WHAT THE TASK ASKS: Would you repeat the listing exactly but omit every picture?
□ □ □ □ □
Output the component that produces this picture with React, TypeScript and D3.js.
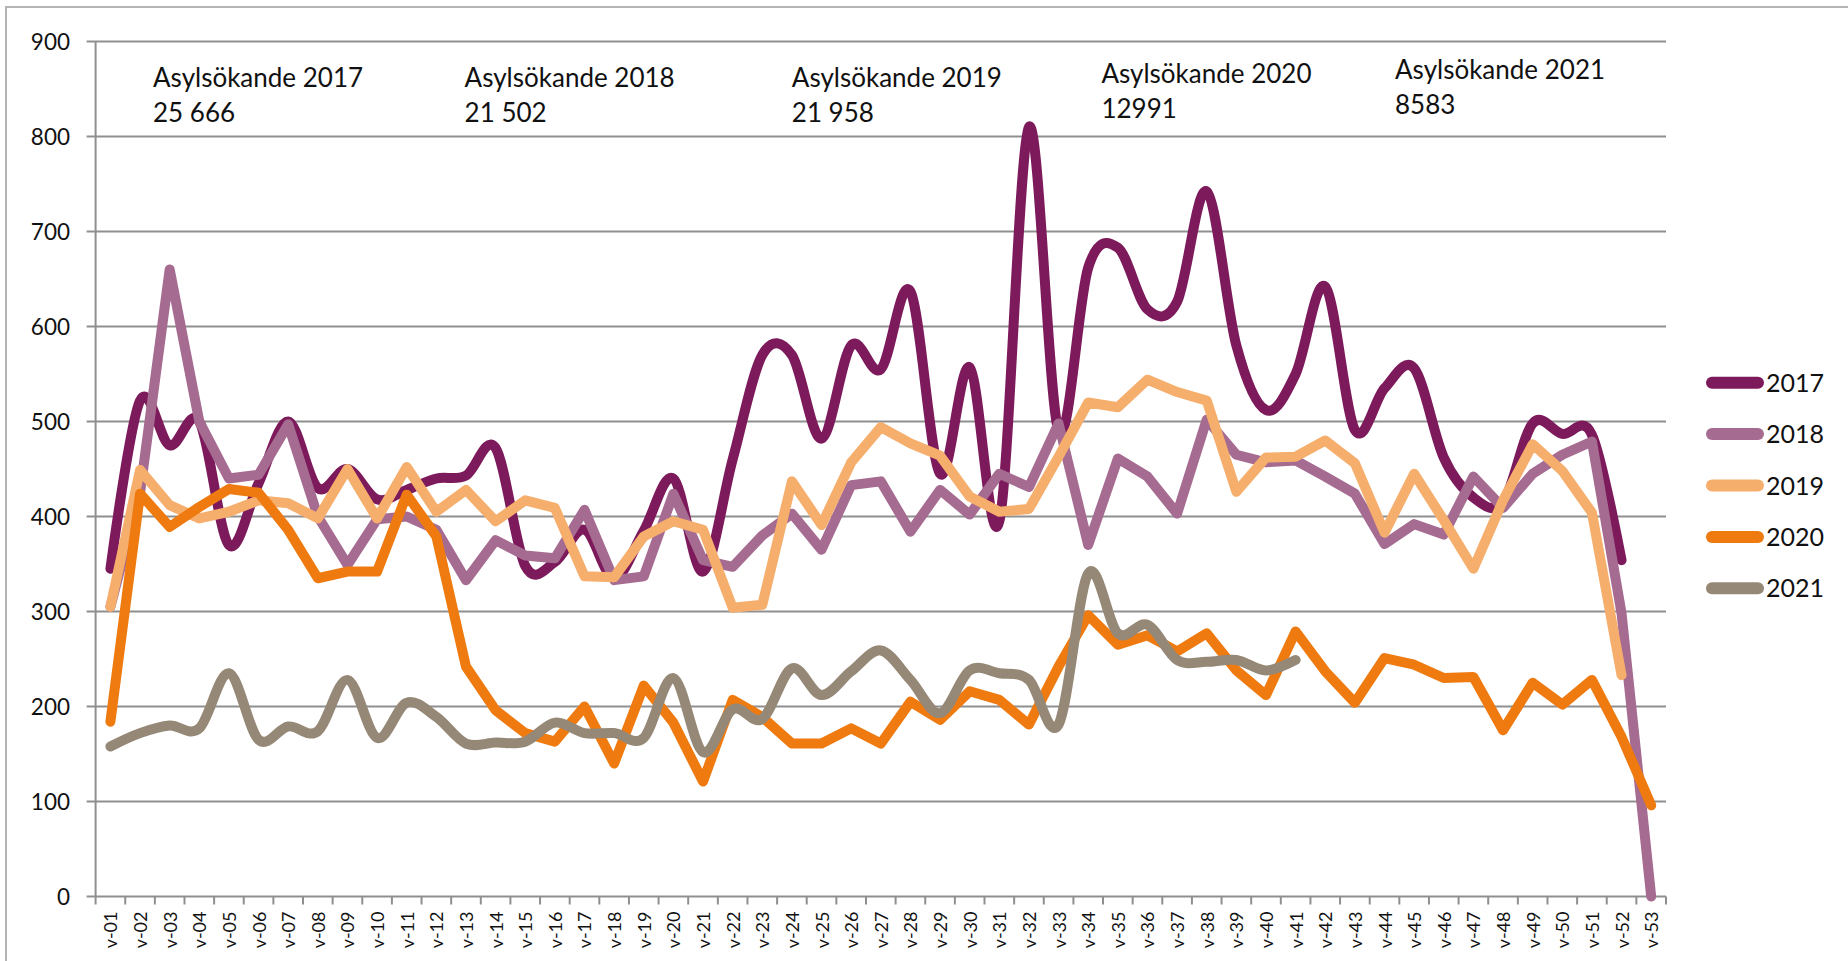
import * as d3 from "d3";

// week labels on the category axis
const weeks = [
  "v-01", "v-02", "v-03", "v-04", "v-05", "v-06", "v-07", "v-08", "v-09", "v-10",
  "v-11", "v-12", "v-13", "v-14", "v-15", "v-16", "v-17", "v-18", "v-19", "v-20",
  "v-21", "v-22", "v-23", "v-24", "v-25", "v-26", "v-27", "v-28", "v-29", "v-30",
  "v-31", "v-32", "v-33", "v-34", "v-35", "v-36", "v-37", "v-38", "v-39", "v-40",
  "v-41", "v-42", "v-43", "v-44", "v-45", "v-46", "v-47", "v-48", "v-49", "v-50",
  "v-51", "v-52", "v-53",
];

const yTicks = [0, 100, 200, 300, 400, 500, 600, 700, 800, 900];

const values2017 = [
  345, 522, 475, 500, 370, 435, 500, 430, 450, 418, 428, 440, 443, 472, 348, 352,
  386, 335, 385, 440, 342, 460, 570, 570, 482, 580, 555, 637, 445, 557, 395, 810,
  490, 662, 683, 618, 626, 742, 580, 512, 550, 642, 491, 535, 556, 462, 420, 415,
  498, 487, 486, 354,
];
const values2018 = [
  305, 425, 660, 500, 440, 444, 497, 400, 349, 397, 400, 386, 333, 375, 359, 356,
  407, 333, 337, 424, 354, 347, 380, 403, 365, 433, 437, 384, 428, 402, 445, 431,
  498, 370, 461, 442, 403, 502, 465, 457, 459, 442, 424, 371, 392, 381, 442, 409,
  445, 465, 479, 298, 0,
];
const values2019 = [
  305, 449, 412, 398, 405, 417, 414, 398, 450, 398, 452, 405, 428, 395, 417, 409,
  337, 336, 379, 395, 386, 304, 307, 437, 391, 457, 494, 477, 464, 421, 405, 408,
  463, 520, 515, 544, 531, 522, 426, 462, 463, 480, 456, 383, 445, 396, 345, 417,
  476, 448, 404, 233,
];
const values2020 = [
  184, 424, 389, 410, 429, 425, 386, 335, 342, 342, 423, 379, 242, 196, 172, 163,
  200, 140, 222, 183, 121, 207, 189, 161, 161, 177, 161, 205, 186, 216, 207, 181,
  242, 296, 265, 275, 258, 277, 238, 212, 279, 237, 204, 251, 244, 230, 231, 175,
  225, 202, 228, 168, 96,
];
const values2021 = [
  158, 172, 180, 177, 235, 165, 179, 174, 228, 167, 204, 189, 161, 162, 163, 183,
  172, 172, 167, 230, 152, 197, 187, 240, 212, 237, 259, 228, 193, 238, 235, 228,
  181, 340, 277, 286, 249, 247, 249, 238, 249,
];

const seriesNames = ["2017", "2018", "2019", "2020", "2021"];
const seriesValues = [values2017, values2018, values2019, values2020, values2021];
const seriesColors = ["#7d1a5b", "#a66b91", "#f6ae6d", "#ee7a10", "#968877"];
const seriesSmooth = [true, false, false, false, true];

const noteTitles = [
  "Asylsökande 2017",
  "Asylsökande 2018",
  "Asylsökande 2019",
  "Asylsökande 2020",
  "Asylsökande 2021",
];
const noteTotals = ["25 666", "21 502", "21 958", "12991", "8583"];

// layout
const W = 1848;
const H = 961;
const plot = { left: 95.6, right: 1666, top: 41.5, bottom: 896.5 };
const noteX = [153, 464.6, 791.8, 1101.4, 1395];
const noteY = [87.3, 87.3, 87.3, 82.7, 79.3];
const noteGap = 35;
const FONT = "Lato, 'Open Sans', sans-serif";
const GRID = "#8f8f8f";

export default function App() {
  const x = d3.scaleBand<string>().domain(weeks).range([plot.left, plot.right]);
  const y = d3.scaleLinear().domain([0, 900]).range([plot.bottom, plot.top]);
  const cx = (i: number) => x(weeks[i])! + x.bandwidth() / 2;

  const smooth = d3
    .line<number>()
    .x((_, i) => cx(i))
    .y((d) => y(d))
    .curve(d3.curveCardinal.tension(0));
  const straight = d3
    .line<number>()
    .x((_, i) => cx(i))
    .y((d) => y(d));

  const boundaries = weeks.map((w) => x(w)!).concat([plot.right]);

  return (
    <svg
      width={W}
      height={H}
      style={{ position: "absolute", left: 0, top: 0, background: "#fff" }}
      fontFamily={FONT}
    >
      <rect x={6} y={7} width={W} height={H} fill="#fff" stroke="#b4b4b4" strokeWidth={2} />

      {/* gridlines + y ticks */}
      {yTicks.map((t) => (
        <g key={t}>
          <line x1={plot.left - 9} x2={plot.right} y1={y(t)} y2={y(t)} stroke={GRID} strokeWidth={2} />
          <text x={70} y={y(t) + 8} textAnchor="end" fontSize={22.5} fill="#111">
            {t}
          </text>
        </g>
      ))}
      <line x1={plot.left} x2={plot.left} y1={plot.top} y2={plot.bottom} stroke={GRID} strokeWidth={2} />

      {/* x ticks + labels */}
      {boundaries.map((bx, i) => (
        <line key={i} x1={bx} x2={bx} y1={plot.bottom} y2={plot.bottom + 8} stroke={GRID} strokeWidth={2} />
      ))}
      {weeks.map((w, i) => (
        <text
          key={w}
          transform={`translate(${cx(i)},${plot.bottom + 15}) rotate(-90)`}
          textAnchor="end"
          dominantBaseline="central"
          fontSize={18}
          fill="#111"
        >
          {w}
        </text>
      ))}

      {/* annotations */}
      {noteTitles.map((t, i) => (
        <g key={t} fontSize={26} fill="#111">
          <text x={noteX[i]} y={noteY[i]}>{t}</text>
          <text x={noteX[i]} y={noteY[i] + noteGap}>{noteTotals[i]}</text>
        </g>
      ))}

      {/* series */}
      {seriesValues.map((vals, s) => (
        <path
          key={seriesNames[s]}
          d={(seriesSmooth[s] ? smooth : straight)(vals) ?? ""}
          fill="none"
          stroke={seriesColors[s]}
          strokeWidth={10}
          strokeLinejoin="round"
          strokeLinecap="round"
        />
      ))}

      {/* legend */}
      {seriesNames.map((n, i) => {
        const ly = 382.7 + i * 51.4;
        return (
          <g key={n}>
            <line x1={1712} x2={1758} y1={ly} y2={ly} stroke={seriesColors[i]} strokeWidth={12} strokeLinecap="round" />
            <text x={1766} y={ly + 9} fontSize={25} fill="#111">
              {n}
            </text>
          </g>
        );
      })}
    </svg>
  );
}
□ □ □ □ □
TASK SOLUTION:
Output the component that produces this picture with React, TypeScript and D3.js.
import * as d3 from "d3";

// week labels on the category axis
const weeks = [
  "v-01", "v-02", "v-03", "v-04", "v-05", "v-06", "v-07", "v-08", "v-09", "v-10",
  "v-11", "v-12", "v-13", "v-14", "v-15", "v-16", "v-17", "v-18", "v-19", "v-20",
  "v-21", "v-22", "v-23", "v-24", "v-25", "v-26", "v-27", "v-28", "v-29", "v-30",
  "v-31", "v-32", "v-33", "v-34", "v-35", "v-36", "v-37", "v-38", "v-39", "v-40",
  "v-41", "v-42", "v-43", "v-44", "v-45", "v-46", "v-47", "v-48", "v-49", "v-50",
  "v-51", "v-52", "v-53",
];

const yTicks = [0, 100, 200, 300, 400, 500, 600, 700, 800, 900];

const values2017 = [
  345, 522, 475, 500, 370, 435, 500, 430, 450, 418, 428, 440, 443, 472, 348, 352,
  386, 335, 385, 440, 342, 460, 570, 570, 482, 580, 555, 637, 445, 557, 395, 810,
  490, 662, 683, 618, 626, 742, 580, 512, 550, 642, 491, 535, 556, 462, 420, 415,
  498, 487, 486, 354,
];
const values2018 = [
  305, 425, 660, 500, 440, 444, 497, 400, 349, 397, 400, 386, 333, 375, 359, 356,
  407, 333, 337, 424, 354, 347, 380, 403, 365, 433, 437, 384, 428, 402, 445, 431,
  498, 370, 461, 442, 403, 502, 465, 457, 459, 442, 424, 371, 392, 381, 442, 409,
  445, 465, 479, 298, 0,
];
const values2019 = [
  305, 449, 412, 398, 405, 417, 414, 398, 450, 398, 452, 405, 428, 395, 417, 409,
  337, 336, 379, 395, 386, 304, 307, 437, 391, 457, 494, 477, 464, 421, 405, 408,
  463, 520, 515, 544, 531, 522, 426, 462, 463, 480, 456, 383, 445, 396, 345, 417,
  476, 448, 404, 233,
];
const values2020 = [
  184, 424, 389, 410, 429, 425, 386, 335, 342, 342, 423, 379, 242, 196, 172, 163,
  200, 140, 222, 183, 121, 207, 189, 161, 161, 177, 161, 205, 186, 216, 207, 181,
  242, 296, 265, 275, 258, 277, 238, 212, 279, 237, 204, 251, 244, 230, 231, 175,
  225, 202, 228, 168, 96,
];
const values2021 = [
  158, 172, 180, 177, 235, 165, 179, 174, 228, 167, 204, 189, 161, 162, 163, 183,
  172, 172, 167, 230, 152, 197, 187, 240, 212, 237, 259, 228, 193, 238, 235, 228,
  181, 340, 277, 286, 249, 247, 249, 238, 249,
];

const seriesNames = ["2017", "2018", "2019", "2020", "2021"];
const seriesValues = [values2017, values2018, values2019, values2020, values2021];
const seriesColors = ["#7d1a5b", "#a66b91", "#f6ae6d", "#ee7a10", "#968877"];
const seriesSmooth = [true, false, false, false, true];

const noteTitles = [
  "Asylsökande 2017",
  "Asylsökande 2018",
  "Asylsökande 2019",
  "Asylsökande 2020",
  "Asylsökande 2021",
];
const noteTotals = ["25 666", "21 502", "21 958", "12991", "8583"];

// layout
const W = 1848;
const H = 961;
const plot = { left: 95.6, right: 1666, top: 41.5, bottom: 896.5 };
const noteX = [153, 464.6, 791.8, 1101.4, 1395];
const noteY = [87.3, 87.3, 87.3, 82.7, 79.3];
const noteGap = 35;
const FONT = "Lato, 'Open Sans', sans-serif";
const GRID = "#8f8f8f";

export default function App() {
  const x = d3.scaleBand<string>().domain(weeks).range([plot.left, plot.right]);
  const y = d3.scaleLinear().domain([0, 900]).range([plot.bottom, plot.top]);
  const cx = (i: number) => x(weeks[i])! + x.bandwidth() / 2;

  const smooth = d3
    .line<number>()
    .x((_, i) => cx(i))
    .y((d) => y(d))
    .curve(d3.curveCardinal.tension(0));
  const straight = d3
    .line<number>()
    .x((_, i) => cx(i))
    .y((d) => y(d));

  const boundaries = weeks.map((w) => x(w)!).concat([plot.right]);

  return (
    <svg
      width={W}
      height={H}
      style={{ position: "absolute", left: 0, top: 0, background: "#fff" }}
      fontFamily={FONT}
    >
      <rect x={6} y={7} width={W} height={H} fill="#fff" stroke="#b4b4b4" strokeWidth={2} />

      {/* gridlines + y ticks */}
      {yTicks.map((t) => (
        <g key={t}>
          <line x1={plot.left - 9} x2={plot.right} y1={y(t)} y2={y(t)} stroke={GRID} strokeWidth={2} />
          <text x={70} y={y(t) + 8} textAnchor="end" fontSize={22.5} fill="#111">
            {t}
          </text>
        </g>
      ))}
      <line x1={plot.left} x2={plot.left} y1={plot.top} y2={plot.bottom} stroke={GRID} strokeWidth={2} />

      {/* x ticks + labels */}
      {boundaries.map((bx, i) => (
        <line key={i} x1={bx} x2={bx} y1={plot.bottom} y2={plot.bottom + 8} stroke={GRID} strokeWidth={2} />
      ))}
      {weeks.map((w, i) => (
        <text
          key={w}
          transform={`translate(${cx(i)},${plot.bottom + 15}) rotate(-90)`}
          textAnchor="end"
          dominantBaseline="central"
          fontSize={18}
          fill="#111"
        >
          {w}
        </text>
      ))}

      {/* annotations */}
      {noteTitles.map((t, i) => (
        <g key={t} fontSize={26} fill="#111">
          <text x={noteX[i]} y={noteY[i]}>{t}</text>
          <text x={noteX[i]} y={noteY[i] + noteGap}>{noteTotals[i]}</text>
        </g>
      ))}

      {/* series */}
      {seriesValues.map((vals, s) => (
        <path
          key={seriesNames[s]}
          d={(seriesSmooth[s] ? smooth : straight)(vals) ?? ""}
          fill="none"
          stroke={seriesColors[s]}
          strokeWidth={10}
          strokeLinejoin="round"
          strokeLinecap="round"
        />
      ))}

      {/* legend */}
      {seriesNames.map((n, i) => {
        const ly = 382.7 + i * 51.4;
        return (
          <g key={n}>
            <line x1={1712} x2={1758} y1={ly} y2={ly} stroke={seriesColors[i]} strokeWidth={12} strokeLinecap="round" />
            <text x={1766} y={ly + 9} fontSize={25} fill="#111">
              {n}
            </text>
          </g>
        );
      })}
    </svg>
  );
}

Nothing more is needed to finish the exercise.